The performance of the ECOM, ECOM + BW and ECOM + UCL orbit modelling strategies was also assessed in a series of orbit prediction tests. In these tests, 3 days of independently estimated orbits were used to determine a best fitting orbit represented by position and velocity coordinates and the eight parameters of the ECOM method described above. This best fitting orbit was then propagated into the future for 14 days, after the end of the 3-day fit interval. These predicted orbits were compared against the estimated orbits, on the first day and the last day of the prediction interval. In these tests, ECOM + UCL is the reference model and the orbits estimated using ECOM + UCL are used as the basis of the 3-day orbit fit and as the ground truth. These tests are done over 2016. Thus, the first 1-day prediction interval considered is day 4 of 2016 and the first 14th-day prediction interval is day 17. The results from these tests are presented in Table 7.

Table 7 Error statistics for day 1 and day 14 orbit predictions for GPS Block IIR and IIR-M orbits produced using three different orbit modelling strategies for 2016

Comparing RMS orbit prediction errors using ECOM + UCL against ECOM + BW, after 1-day, we see the errors increase by 0.21 cm in the radial direction but fall by 2.20 cm and 1.81 cm in the along-track and cross-track directions, respectively. For the 14th day predictions, we see a reduction in the RMS orbit prediction errors of 20.35 cm and 13.79 cm in the radial and cross-track directions, but an increase of 15.52 cm in the along-track direction. Overall, these results suggest ECOM + UCL is outperforming ECOM + BW, in the day 1 and day 14 orbit prediction tests, but there are limitations to this analysis that should be addressed in future work for improved confidence in our findings. For example, because we use it as our reference model, it is possible that ECOM + UCL is favoured in these tests. Also, systematic errors, such as those that depend on the elevation of the Sun above the orbital plane, do not show up in the yearly statistics. A more complete picture of the comparative performance of the models should be investigated through time series analysis.

6 Conclusions and discussion

Recent developments to our radiation force modelling strategy were analysed using a new model for the GPS Block IIR and Block IIR-M satellites. Advances to our approach include: an enhanced bus model computation scheme (based on the spiral points algorithm) that uses ray-tracing to determine the radiation flux-spacecraft interaction from 10,000 points distributed uniformly on a sphere surrounding the spacecraft; an improved method (from a numerical stability perspective) for producing grids spaced at \( 1^\circ \times 1^\circ \) intervals in latitude and longitude in the spacecraft frame using a padding process to extend the spiral points data in all directions to reduce the impact of edge effects; a quality assurance process that uses results from an EPS-sweep computation with 3960 points for selecting an optimal set of grids. The models produced, and the proposed implementation method, were refined using a series of verification tests within the UCL-ODL. The impact of introducing UCL’s grid-based model into a full POD process was investigated by analysing the statistics of estimated orbit model parameters, orbit overlaps and orbit prediction errors. Combined, the results provide a good indication that introducing high-fidelity analytical force modelling into the POD process can improve the quality of the estimated orbits and further refinements of the approach to address current limitations are worth pursuing.

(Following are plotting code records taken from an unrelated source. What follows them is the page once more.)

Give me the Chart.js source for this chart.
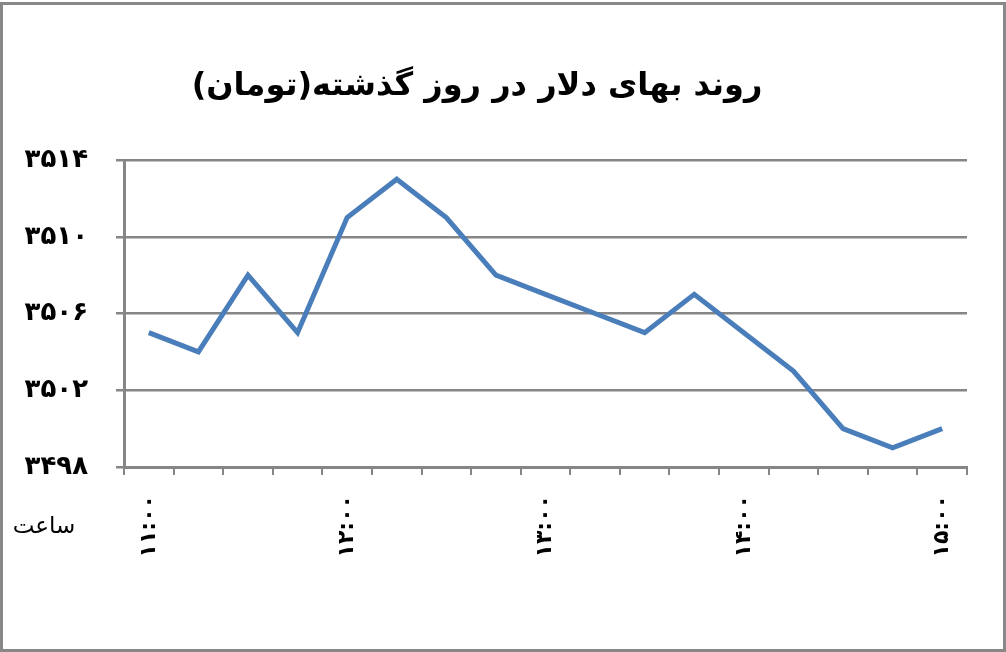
<!DOCTYPE html>
<html lang="fa">
<head>
    <meta charset="UTF-8">
    <title>روند بهای دلار</title>
    <script src="https://cdn.jsdelivr.net/npm/chart.js"></script>
    <style>
        html, body {
            margin: 0;
            padding: 0;
            background: #ffffff;
        }
        .frame {
            position: relative;
            width: 1006px;
            height: 652px;
        }
        .frame .border {
            position: absolute;
            left: 0;
            top: 2px;
            width: 1000px;
            height: 644px;
            border: 3px solid #888888;
            pointer-events: none;
        }
    </style>
</head>
<body>
<div class="frame">
    <canvas id="dollarChart" width="1006" height="652"></canvas>
    <div class="border"></div>
</div>
<script>
    const chartTitle = 'روند بهای دلار در روز گذشته(تومان)';
    const axisLabel = 'ساعت';
    const times = ['۱۱:۰۰', '۱۱:۱۵', '۱۱:۳۰', '۱۱:۴۵', '۱۲:۰۰', '۱۲:۱۵', '۱۲:۳۰', '۱۲:۴۵', '۱۳:۰۰',
                   '۱۳:۱۵', '۱۳:۳۰', '۱۳:۴۵', '۱۴:۰۰', '۱۴:۱۵', '۱۴:۳۰', '۱۴:۴۵', '۱۵:۰۰'];
    const prices = [3505, 3504, 3508, 3505, 3511, 3513, 3511, 3508, 3507, 3506, 3505, 3507, 3505, 3503, 3500, 3499, 3500];
    const yTicks = [3498, 3502, 3506, 3510, 3514];

    const faDigits = '۰۱۲۳۴۵۶۷۸۹';
    const toFa = n => String(n).replace(/\d/g, d => faDigits[d]);

    const FONT = "'DejaVu Sans', sans-serif";
    const GRID = '#868686';

    // title and the "hour" label are painted by hand so they sit where the original has them
    const textPlugin = {
        id: 'texts',
        afterDraw(chart) {
            const ctx = chart.ctx;
            ctx.save();
            ctx.fillStyle = '#000';
            ctx.direction = 'rtl';
            ctx.textBaseline = 'middle';
            ctx.textAlign = 'center';
            ctx.font = 'bold 32px ' + FONT;
            ctx.fillText(chartTitle, 477, 87);
            ctx.font = '23px ' + FONT;
            ctx.fillText(axisLabel, 44, 527);
            ctx.restore();
        }
    };

    new Chart(document.getElementById('dollarChart'), {
        type: 'line',
        data: {
            labels: times,
            datasets: [{
                data: prices,
                borderColor: '#4a7ebb',
                borderWidth: 5,
                pointRadius: 0,
                tension: 0,
                fill: false
            }]
        },
        options: {
            responsive: false,
            animation: false,
            layout: { padding: { top: 160, right: 39, left: 0, bottom: 0 } },
            plugins: {
                legend: { display: false },
                tooltip: { enabled: false },
                title: { display: false }
            },
            scales: {
                x: {
                    offset: true,
                    grid: {
                        offset: true,
                        drawOnChartArea: false,
                        drawTicks: true,
                        tickLength: 8,
                        color: GRID,
                        lineWidth: 2
                    },
                    border: { color: GRID, width: 3 },
                    ticks: {
                        autoSkip: false,
                        minRotation: 90,
                        maxRotation: 90,
                        padding: 20,
                        color: '#000',
                        font: { family: FONT, size: 22, weight: 'bold' },
                        callback: (v, i) => (i % 4 === 0 ? times[i] : '')
                    },
                    afterFit: s => { s.height = 185; }
                },
                y: {
                    min: yTicks[0],
                    max: yTicks[yTicks.length - 1],
                    afterBuildTicks: s => { s.ticks = yTicks.map(v => ({ value: v })); },
                    grid: {
                        color: GRID,
                        lineWidth: 2.5,
                        drawTicks: true,
                        tickLength: 8
                    },
                    border: { color: GRID, width: 3 },
                    ticks: {
                        padding: 28,
                        color: '#000',
                        font: { family: FONT, size: 26, weight: 'bold' },
                        callback: v => toFa(v)
                    },
                    afterFit: s => { s.width = 124; }
                }
            }
        },
        plugins: [textPlugin]
    });
</script>
</body>
</html>
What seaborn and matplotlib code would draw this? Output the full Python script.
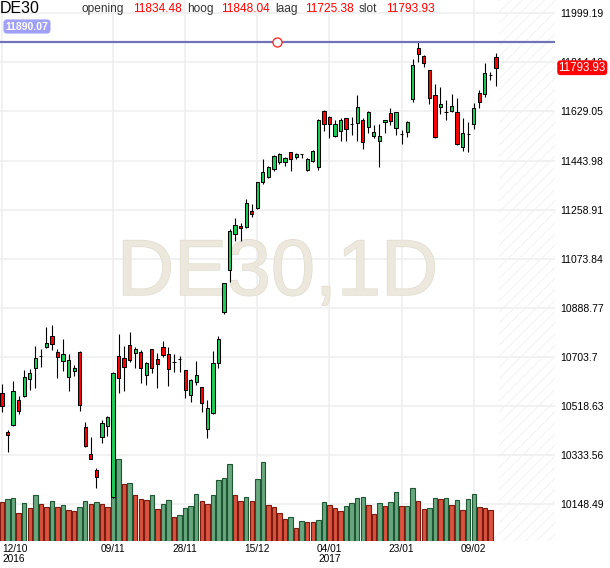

One of the difficulties with the high-fidelity approach lies in acquiring the spacecraft data (geometry, surface material properties, attitude history, mass and mass history) that is required to produce accurate models. It is hoped that the results in this paper adds evidence to the case for making this data available to the science and engineering community, where it is possible—especially the detailed geometry and surface material properties. Using an accurate spacecraft model, it is possible to compute the high-fidelity radiation force model. However, the model computation time remains a problem and limits the number of development and testing cycles that we are able to perform. A typical model computation involves a \( 5 \times 5 {\text{m}}^{2} \) pixel array projected onto the spacecraft model at a 1 mm pixel spacing. In such a case, there are \( 2.5 \times 10^{7} \) rays per incoming radiation flux direction, \( 1 \times 10^{4} \) different directions in the spiral points computation scheme, and so this requires \( 2.5 \times 10^{11} \) ray-spacecraft surface interaction calculations. As it stands, this process takes ~ 3 days to compute (job run-time as opposed to CPU time) on the UCL high-performance computing facility, Legion@UCL (can take longer when the facility is under heavy load), followed by ~ 1 day of analyst’s time to work through the process of generating the grids. Therefore, it is worth exploring methods for reducing model production times. We are beginning to explore the use of a graphical processing unit (GPU) to exploit standard computer graphics techniques in the computation of the radiation flux-spacecraft surface interaction—a process that naturally lends itself to being parallelised. This idea is demonstrated in Grey et al. (2017) where an OpenCL implementation of a radiation source-satellite surface interaction model that includes accurate modelling of diffuse reflection and apparent size of illumination source is used to simulate the impact of photoelectron emission on spacecraft surface charging. Also, we are exploring the use of an algorithm that re-organises the UCL spacecraft model components into a k-dimensional tree data structure, to speed up the ray-tracing algorithm by greatly reducing the number of ray-surface interaction tests that need to be performed (Li et al. 2018).